La stratégie italienne a été largement soutenue par les principales institutions de l’UE, dont les représentants ont pris part au sommet au Sénat italien. Ursula von der Leyen, présidente de la Commission européenne, a souligné que le Plan Mattei représente une contribution majeure à la nouvelle phase du partenariat UE-Afrique et s’aligne avec le programme European Global Gateway. Ce plan pluriannuel, doté de 300 milliards d’euros, vise à améliorer les infrastructures en Afrique, dans le Pacifique et en Amérique latine, avec un objectif de bénéfices durables pour les pays partenaires, en accord avec les valeurs européennes.

Le Plan Mattei s’inscrit pleinement dans les priorités de la politique étrangère de l’UE, malgré les divisions persistantes des États membres sur la question migratoire. Charles Michel, président du Conseil européen, et Roberta Metsola, présidente du Parlement européen, ont également exprimé leur soutien et leur reconnaissance envers Giorgia Meloni et son gouvernement pour avoir élaboré une telle initiative.

Le Plan Mattei s’inscrit également dans un contexte de rivalité avec la France, perçue comme un concurrent historique en Afrique. L’Italie cherche à tirer parti des critiques croissantes à l’encontre de la présence française sur le continent pour proposer une alternative perçue comme moins intrusive. Cette stratégie vise à renforcer l’influence italienne, notamment dans des pays comme le Niger, où l’Italie maintient une présence militaire significative malgré les bouleversements politiques récents. L’Italie avait jusqu’alors été principalement focalisée sur la Libye, laissant une certaine distance avec l’Afrique subsaharienne. La mission italienne au Niger marque un tournant, en reliant l’intérêt national italien, centré sur la Libye, à la vision partagée par la France, l’Allemagne et les États-Unis pour stabiliser le Sahel. Cette approche combine la lutte contre le terrorisme, la sécurisation des frontières, la lutte contre l’émigration clandestine et le développement local.

Critiques et perspectives d’avenir

Malgré ses ambitions, le Plan Mattei suscite des interrogations quant à sa mise en œuvre concrète et à ses véritables motivations. Certains observateurs y voient une manœuvre politique visant à renforcer la position de Giorgia Meloni sur la scène intérieure, notamment en matière de gestion des flux migratoires. D’autres s’inquiètent de l’utilisation potentielle de fonds destinés à la lutte contre le changement climatique pour financer des projets énergétiques traditionnels, au détriment des énergies renouvelables.
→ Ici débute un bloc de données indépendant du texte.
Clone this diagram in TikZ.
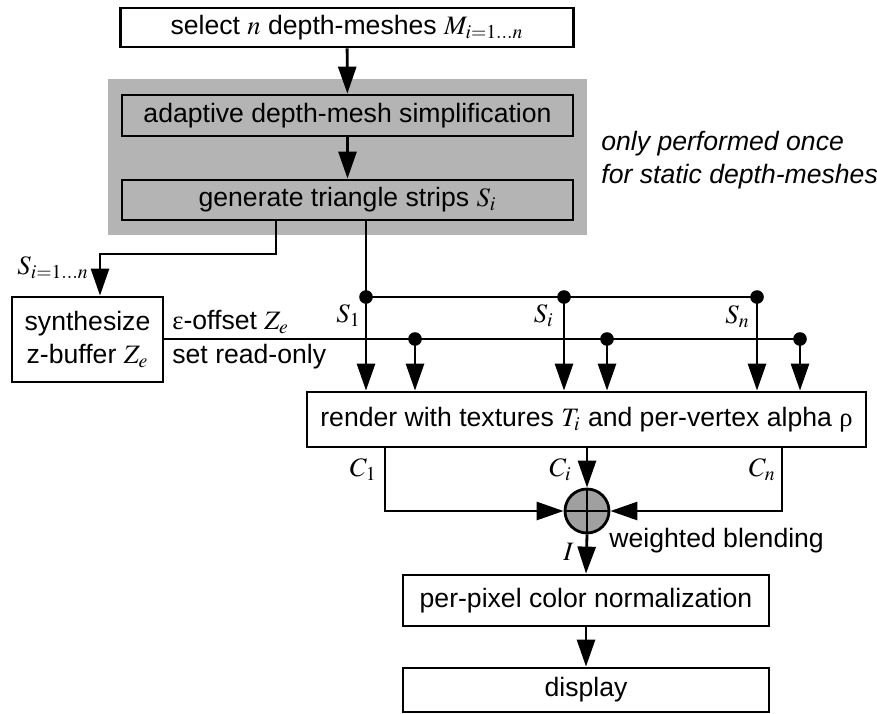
\documentclass[tikz,border=0pt]{standalone}
\usepackage{mathptmx}
\usepackage[no-math]{fontspec}
\setmainfont{Liberation Sans}
\newfontfamily\grk{Liberation Serif}
\usepackage{tikz}
\usetikzlibrary{arrows.meta,positioning,calc}

\definecolor{regiongray}{RGB}{180,180,180}
\definecolor{blendgray}{RGB}{160,160,160}

\begin{document}
\begin{tikzpicture}[x=0.5pt,y=-0.5pt,line width=1.4pt,font=\fontsize{13.3}{16.5}\selectfont]
  \tikzset{BoxStyle/.style={draw,rectangle,inner sep=0pt,align=center}}
  \tikzset{EdgeStyle/.style={-{Triangle[length=13.5pt,width=9pt]}}}
  \tikzset{LabelStyle/.style={inner sep=0pt}}
  \useasboundingbox (0,0) rectangle (877,713);

  % static part, done once
  \node[fill=regiongray,minimum width=239.5pt,minimum height=78pt] (once) at (347.5,157) {};
  \node[BoxStyle,minimum width=226.5pt,minimum height=19.5pt,fill=white] (sel) at (347,27.5) {select $n$ depth-meshes $M_{i=1\ldots n}$};
  \node[BoxStyle,minimum width=225.5pt,minimum height=20.5pt,fill=regiongray] (simp) at (347.5,115.5) {adaptive depth-mesh simplification};
  \node[BoxStyle,minimum width=225.5pt,minimum height=20pt,fill=regiongray] (strips) at (347.5,200) {generate triangle strips $S_i$};
  \node[LabelStyle,anchor=west,align=left,font=\fontsize{13.3}{16.5}\selectfont\itshape] (note) at (600,160) {only performed once\\for static depth-meshes};

  % per frame
  \node[BoxStyle,minimum width=75.5pt,minimum height=42.5pt] (synth) at (87.5,339.5) {synthesize\\z-buffer $Z_e$};
  \node[BoxStyle,minimum width=279.5pt,minimum height=27.5pt] (render) at (586.5,419.5) {render with textures $T_i$ and per-vertex alpha {\grk ρ}};
  \node[draw,circle,fill=blendgray,minimum size=22pt,inner sep=0pt] (blend) at (587,511) {};
  \node[BoxStyle,minimum width=183pt,minimum height=25.5pt] (norm) at (586,600.5) {per-pixel color normalization};
  \node[BoxStyle,minimum width=183pt,minimum height=22pt] (disp) at (586,690) {display};

  \draw[EdgeStyle] (sel) -- (simp);
  \draw[EdgeStyle] (simp) -- (strips);

  % strips to the z-buffer
  \coordinate (sA) at (276,254);
  \coordinate (sB) at (100,254);
  \draw[EdgeStyle] (strips.south -| sA) -- (sA) -- (sB) -- (synth.north -| sB);
  \node[LabelStyle,anchor=east] (sall) at (90,268) {$S_{i=1\ldots n}$};

  % strip bus
  \coordinate (s1) at (366,297);
  \coordinate (si) at (564,297);
  \coordinate (sn) at (757,297);
  \draw (strips.south -| s1) -- (s1) -- (sn);
  \foreach \p in {s1,si,sn}
    \draw[EdgeStyle] (\p) -- (render.north -| \p);
  \node[LabelStyle,anchor=east] (ls1) at (362,316) {$S_1$};
  \node[LabelStyle,anchor=east] (lsi) at (555,316) {$S_i$};
  \node[LabelStyle,anchor=east] (lsn) at (751,317) {$S_n$};

  % z-buffer bus
  \coordinate (z1) at (415,339);
  \coordinate (z2) at (607,339);
  \coordinate (z3) at (800,339);
  \draw (synth.east |- z1) -- (z3);
  \foreach \p in {z1,z2,z3}
    \draw[EdgeStyle] (\p) -- (render.north -| \p);
  \foreach \p in {s1,si,sn,z1,z2,z3}
    \fill (\p) circle (3.4pt);
  \node[LabelStyle,anchor=west] (loff) at (171,322) {{\grk ε}-offset $Z_e$};
  \node[LabelStyle,anchor=west] (lro) at (171,357) {set read-only};

  % blending
  \coordinate (c1) at (385,511);
  \coordinate (cn) at (782,511);
  \draw[EdgeStyle] (render.south -| c1) -- (c1) -- (blend.west);
  \draw[EdgeStyle] (render.south -| cn) -- (cn) -- (blend.east);
  \draw[EdgeStyle] (render.south -| blend) -- (blend.north);
  \draw (blend.north) -- (blend.south) (blend.west) -- (blend.east);
  \node[LabelStyle,anchor=east] (lc1) at (378,470) {$C_1$};
  \node[LabelStyle,anchor=east] (lci) at (573,470) {$C_i$};
  \node[LabelStyle,anchor=east] (lcn) at (777,470) {$C_n$};
  \node[LabelStyle,anchor=west] (lw) at (608,541) {weighted blending};

  \draw[EdgeStyle] (blend.south) -- (norm.north);
  \node[LabelStyle,anchor=east] (li) at (575,552) {$I$};
  \draw[EdgeStyle] (norm) -- (disp);
\end{tikzpicture}
\end{document}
Dans les six mois suivant son lancement officiel, la gestion et l’organisation du Plan ont rencontré plusieurs problèmes critiques : une fragmentation marquée, des difficultés à intégrer les projets individuels dans une stratégie globale, ainsi qu’un manque de clarté et de transparence. Ces enjeux persistent malgré la publication du document programmatique et stratégique en juillet. Bien que le décret du Premier ministre ait apporté des précisions, l’absence d’un mécanisme de traçabilité des projets et de leurs objectifs reste un problème majeur. En particulier, malgré les informations fournies, il semble manquer un calendrier détaillant les différentes phases et les échéances des projets pilotes, ainsi que des indications sur les délais d’évolution de ces projets.

De plus, certains projets mentionnés dans le décret présentent des lacunes significatives en matière d’estimations financières précises et d’identification claire des sources de financement nécessaires pour couvrir les investissements.

Enfin, le choix fragmenté des projets jusqu’à présent n’est pas basé sur des critères d’impact clairs ni sur des objectifs spécifiques alignés avec les plans de développement des pays africains. Cela complique la tâche d’éviter que ces projets ne s’inscrivent dans des dynamiques de clientélisme ou de favoritisme, favorisant des intérêts particuliers, qu’il s’agisse d’entreprises ou de gouvernements.

Les réactions des deux principaux dirigeants africains présents au sommet de Janvier 2024 ont divergé. Azali Assoumani, président en exercice de l’Union africaine, a qualifié l’événement de succès en ce qui concerne les relations équilibrées entre l’Italie, l’UE et l’Afrique. En revanche, Moussa Faki, président de la Commission de l’Union africaine, a critiqué le caractère unilatéral du Plan Mattei, exprimant le souhait que l’Afrique ait été consultée. Cette critique est alimentée par une méfiance envers les promesses non tenues des pays européens, souvent perçues comme intéressées. Toutefois, M. Faki a indiqué que l’Afrique serait ouverte à discuter des modalités du plan.

Au même moment, l’opposition italienne a utilisé la méfiance de l’Union africaine pour prédire l’échec du projet. Cette critique s’inscrit dans un contexte où la gestion de la crise migratoire par les partis populistes, qui plaidaient auparavant pour la fermeture des ports, reste controversée. Un exemple récent est l’accord avec l’Albanie, visant à transférer les migrants secourus en mer vers deux centres d’accueil albanais, une initiative visant à alléger les centres italiens. Cette politique rappelle des initiatives similaires en Europe, comme le Plan Rwanda du Royaume-Uni, destiné à renforcer les frontières et limiter l’accès au territoire. Néanmoins, le Plan Mattei offre à l’Italie une opportunité de redéfinir ses relations avec l’Afrique, en proposant une approche basée sur le partenariat et le respect mutuel. Sa réussite dépendra de la capacité du gouvernement italien à transformer ces intentions en actions concrètes, bénéfiques tant pour l’Italie que pour les pays africains partenaires.